02/05/2016 08:16 EST | Updated 02/05/2016 11:59 EST

Canadians Hoarding Cash Show ‘Amazing Degree Of Shrewdness': BMO

If you're holding cash, you've beaten the TSX by 12 per cent.

A recent study from CIBC found that Canadians are hoarding a record $75 billion in cash supposedly because they’re nervous about investing in the markets.

The bank warned that stashing cash in their mattresses could cost households billions in lost investment returns.

But Bank of Montreal chief economist Doug Porter sees it differently. “Being overweight cash over the past year perhaps indicates an amazing degree of shrewdness among Canadian investors,” he wrote in a client note this week.

CIBC estimates that Canadians are hoarding an excess $75 billion in cash. (Chart: CIBC)

Why does Porter believe that? Stocks on the Toronto market are down nearly 2 per cent since the start of the year, and down more than 12 per cent since last February.

If you’re holding cash, you’re up 12 per cent against Canadian stocks over the past year, and up 2 per cent just since the start of January.

What’s more, Porter argues that Canadians’ cash hoard doesn’t actually show people are bailing on equities. The percentage of household assets held in equities and mutual funds was 36.3 per cent in the latest quarter for which there is data, slightly higher than the long-run average of 34.6 per cent, Porter noted. Canadians actually have more money in equities today than they usually do.

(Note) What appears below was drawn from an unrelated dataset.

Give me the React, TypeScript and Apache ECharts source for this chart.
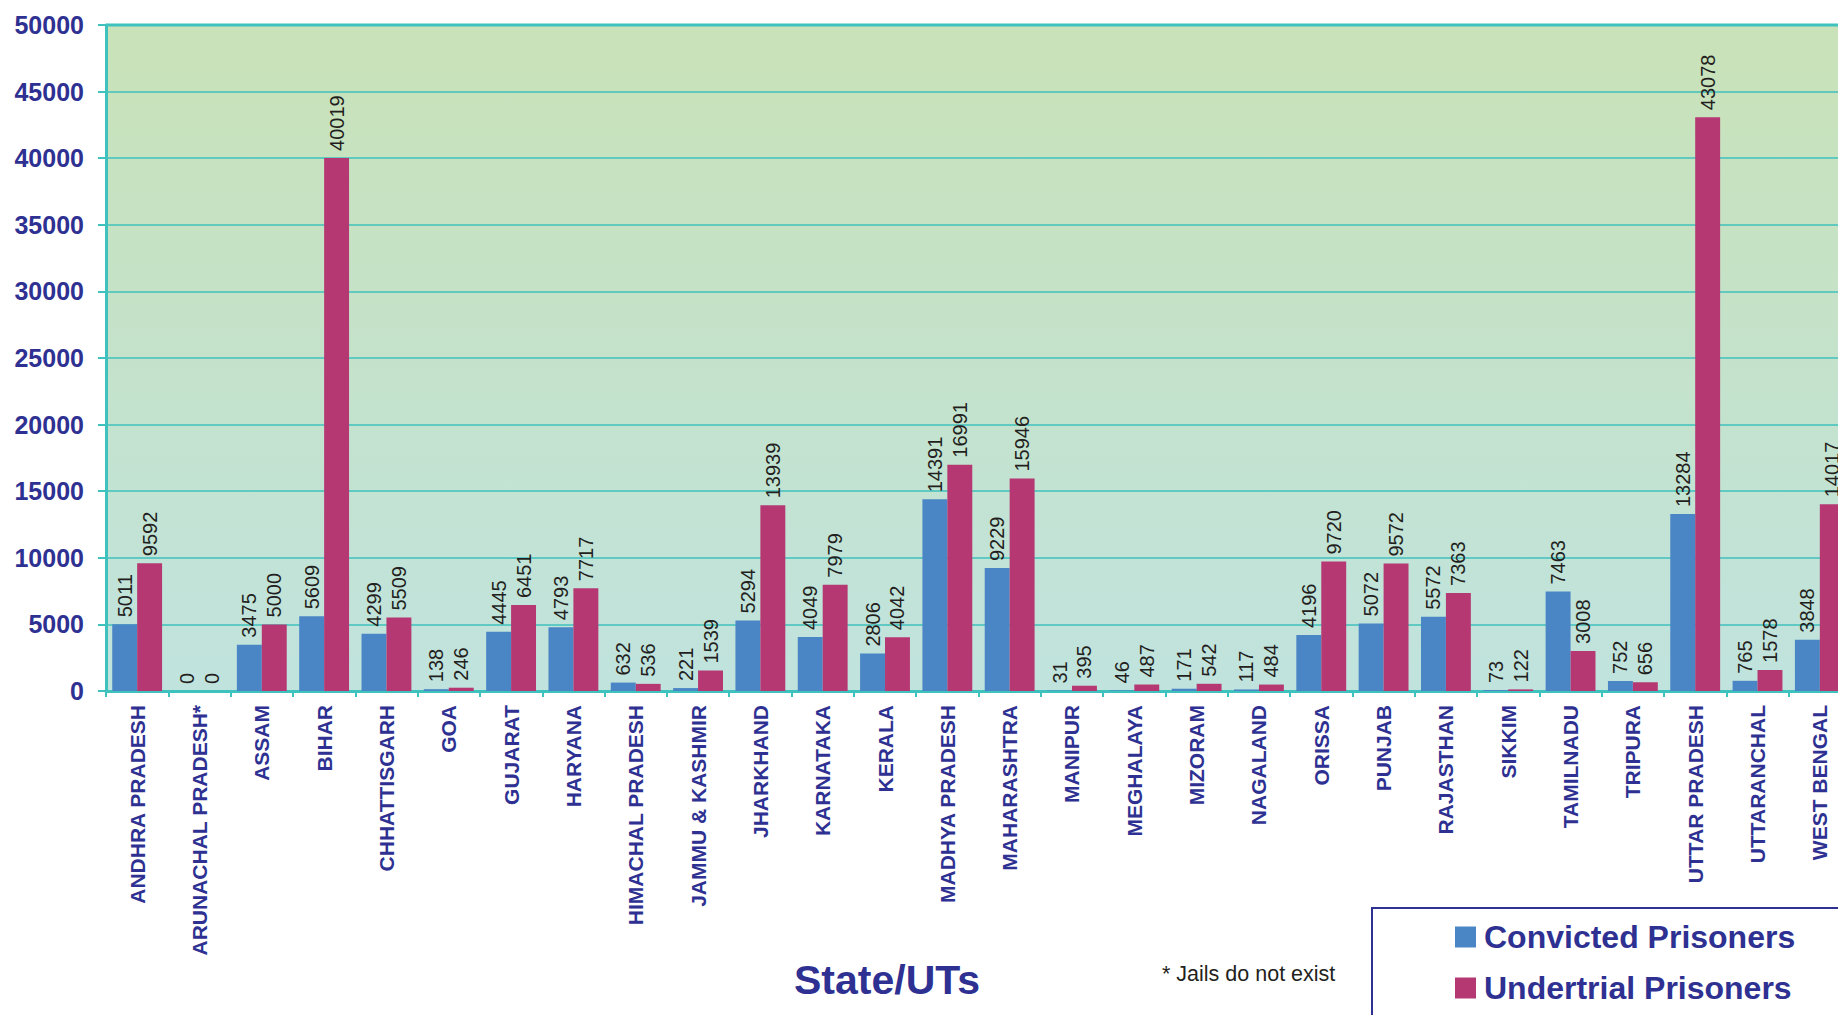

“So please spare us the scolding, and trust that the majority of Canadians are doing what is sensible for their personal situation,” Porter concluded.

If households really are holding onto cash out of fear of the markets, they’re simply following the advice of some of the most prominent investors out there.

Cash or better yet 'near cash' such as one- to two-year corporate bonds are my best idea of appropriate risks/reward investments,” money manager Bill Gross, co-founder of PIMCO, told clients last fall.

Gross was specifically talking about the lack of returns on investment in a world with perpetually low interest rates, and he was writing in the wake of the Chinese stock market crash last summer.

BMO’s Porter also noted that returns on investments aren’t that great these days.

“The opportunity cost of holding cash versus locking into a term instrument is quite low right now,” he wrote.

In other words, people aren’t losing much by not investing.